Double-standards are the stock-in-trade of those who lash Israel. In the latest issue of the Jerusalem Quarterly which is published by the Institute for Jerusalem Studies, a wholly owned subsidiary of the Institute for Palestine Studies, there is a review of Raz Kletter’s Just Past? The Making of Israeli Archeology. Here we are served up the typical tripe about how Israeli archeology has been perverted by nationalism and the search for a forged Jewish past in the Holy Land. (Raz is an employee of the Israeli Antiquities authority and his book is unbiased in this arena, reviews of it are another thing.) This reminds one of Nadia Abu El-Haj’s infamous dissertation at Columbia university where she argued not only that Israel has used archeology for nationalism but that destroying Jewish archeological sites such as the Tomb of Joseph is part of the Palestinian struggle (perhaps the way the Taliban’s destruction of the Bamiyan Buddhas was a part of their “struggle” against Buddhism).
Israel’s opponents attempt to prove that, because Israeli archeology has traditionally had more interest in Jewish sites than, say, Muslim ones, any Jewish history of the Holy land is complete fabrication. However, this, too, is subject to a double-standard. The double-standard, like Kristof’s, begins and ends with the Palestinians. Those who critique Israeli archeology claim that it ignores the “Palestinian” history of Israel. As Jane Kramer asserts in an article entitled “The Petition,” which appears in the April 2008 issue of The New Yorker, it ignores the 1,400 years of “indigenous” Palestinian life in the Holy Land.
But herein lies the lie. Palestinian archeology, which exists at Palestinian universities such as Bir Zeit and at a newly inaugurated museum in Gaza, is predicated entirely upon a nationalist interpretation of the past. If we examine the book Atlas of Palestine published in 2000 by the Applied Research Institute of Jerusalem, an amorphous sounding organization that is devoted to the Palestinian cause, we find that in a 5,000 year chronology of the history of “Palestine,” the Jews only lived in the country for a 103 year period (1000-923 B.C. and 612-586 B.C.). This is a deliberate fabrication that purposely ignores the Hashmonean and Herodian periods of Jewish rule from the 3rd century B.C to the 1st century A.D. It also purposely makes the periods of Jewish rule at the time of King’s Solomon and David and the period of the Kingdom of Judah and Israel smaller and emphasizes that “Philistines” and other people were constantly inhabiting the country. The Canaanite habitation of Palestine, according to this chronology, apparently lasted thousands of years. This chronology distorts the history in order to emphasize the Palestinian connection to the land. (Palestinians claim variously to be descended from Arabs, Philistines, and Canaanites.) This is a nationalist interpretation of the history of the Holy Land. Yet the publisher of this nationalism is funded, according to NGO Monitor, by the EU, Swiss Agency for Development and Cooperation (SDC), Mennonite Central Committee (MCC), Canadian government’s International Development Research Centre, and USAID under the auspices that it is a ‘research institute.’

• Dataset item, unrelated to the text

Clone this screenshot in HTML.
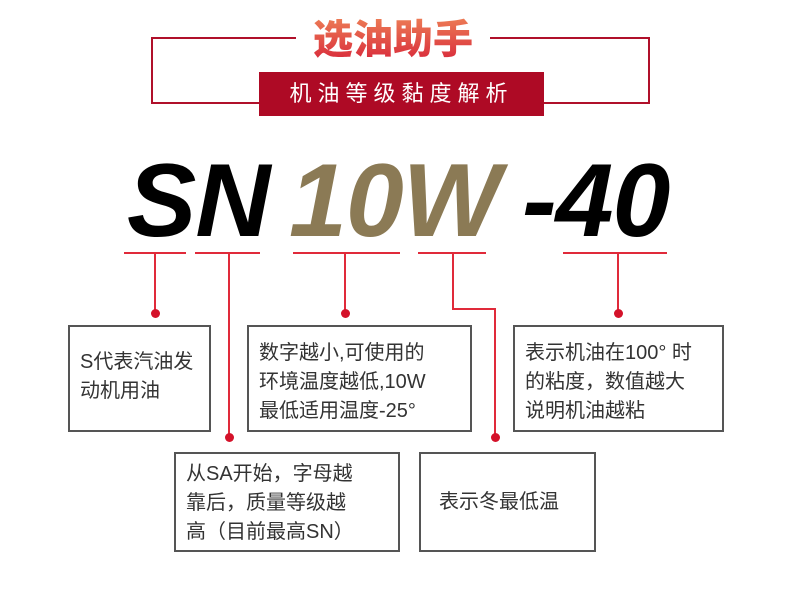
<!DOCTYPE html>
<html><head><meta charset="utf-8"><style>
body{margin:0;width:790px;height:590px;background:#fff;position:relative;overflow:hidden;font-family:"Liberation Sans","Noto Sans CJK SC",sans-serif}
.a{position:absolute}
.big{position:absolute;font:italic bold 104px/1 "Liberation Sans",sans-serif;top:149px;letter-spacing:-1px}
.box{position:absolute;border:2px solid #555;box-sizing:border-box;font-size:20px;line-height:29px;color:#333;padding:0 10px}
.ln{position:absolute;background:#e02a3a}
.dot{position:absolute;width:9px;height:9px;border-radius:50%;background:#d4122a}
</style></head><body>
<div class="a" style="left:151px;top:37px;width:499px;height:66px;border:2px solid #b0102a;border-bottom:none;box-sizing:border-box"></div>
<div class="a" style="left:151px;top:102px;width:110px;height:2px;background:#b0102a"></div>
<div class="a" style="left:540px;top:102px;width:110px;height:2px;background:#b0102a"></div>
<div class="a" style="left:296px;top:30px;width:194px;height:12px;background:#fff"></div>
<div class="a" style="left:296px;top:10px;width:194px;text-align:center;font:900 40px/52px 'Noto Sans CJK SC',sans-serif;background:linear-gradient(#f08a5a,#d8283a);-webkit-background-clip:text;color:transparent">选油助手</div>
<div class="a" style="left:259px;top:72px;width:285px;height:44px;background:#ae0a25;color:#fff;font-size:22px;line-height:44px;text-align:center;letter-spacing:6px">机油等级黏度解析</div>

<div class="big" style="left:127px;color:#000">SN</div>
<div class="big" style="left:289px;color:#8b7a55">10W</div>
<div class="big" style="left:522px;color:#000">-40</div>

<div class="ln" style="left:124px;top:252px;width:62px;height:2px"></div>
<div class="ln" style="left:195px;top:252px;width:65px;height:2px"></div>
<div class="ln" style="left:293px;top:252px;width:107px;height:2px"></div>
<div class="ln" style="left:418px;top:252px;width:68px;height:2px"></div>
<div class="ln" style="left:563px;top:252px;width:104px;height:2px"></div>
<div class="ln" style="left:154px;top:252px;width:2px;height:60px"></div>
<div class="ln" style="left:228px;top:252px;width:2px;height:185px"></div>
<div class="ln" style="left:344px;top:252px;width:2px;height:60px"></div>
<div class="ln" style="left:452px;top:252px;width:2px;height:57px"></div>
<div class="ln" style="left:452px;top:308px;width:44px;height:2px"></div>
<div class="ln" style="left:494px;top:308px;width:2px;height:130px"></div>
<div class="ln" style="left:617px;top:252px;width:2px;height:60px"></div>
<div class="dot" style="left:151px;top:309px"></div>
<div class="dot" style="left:225px;top:433px"></div>
<div class="dot" style="left:341px;top:309px"></div>
<div class="dot" style="left:491px;top:433px"></div>
<div class="dot" style="left:614px;top:309px"></div>

<div class="box" style="left:68px;top:325px;width:143px;height:107px;padding-top:21px">S代表汽油发<br>动机用油</div>
<div class="box" style="left:247px;top:325px;width:225px;height:107px;padding-top:12px">数字越小,可使用的<br>环境温度越低,10W<br>最低适用温度-25°</div>
<div class="box" style="left:513px;top:325px;width:211px;height:107px;padding-top:12px">表示机油在100° 时<br>的粘度，数值越大<br>说明机油越粘</div>
<div class="box" style="left:174px;top:452px;width:226px;height:100px;padding-top:6px">从SA开始，字母越<br>靠后，质量等级越<br>高（目前最高SN）</div>
<div class="box" style="left:419px;top:452px;width:177px;height:100px;padding-top:34px;padding-left:18px">表示冬最低温</div>
</body></html>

Herein lies the problem: those who condemn Israeli archeology also support the likes of Nadia Abu al Haj and the Applied Research Institute. They claim that bias by Israeli archeologists in any search for a Jewish past is part of an attempt to ‘cover up’ the real history of the land and yet at the same time they applaud Palestinian attempts to erase any Jewish connection to the land of Israel. This is the classic double-standard, and like Kristof’s contradictions, it is part and parcel to the problem.
Standards must be the same for all peoples and all nations. The Palestinians may have rights to the Temple Mount and Jerusalem and Hebron. They may have a fair interest in exaggerating their attachment to the land; that is fair. Equally fair is the Jews’ interest in their history and archeological sites. In addition, the Jewish right to their holy sites is as much a right as others have. If nationalist-inspired archeology is improper, then it must be improper for all. Until those who critique Israel are able to see the flaws in their logic -- or base their arguments on logic rather than hatred -- the criticism must fall on deaf ears, for it is criticism whose basis is in contradictions, hypocrisy, and double-standards. Tough love for Israel should only come when the same tough love is being given to others.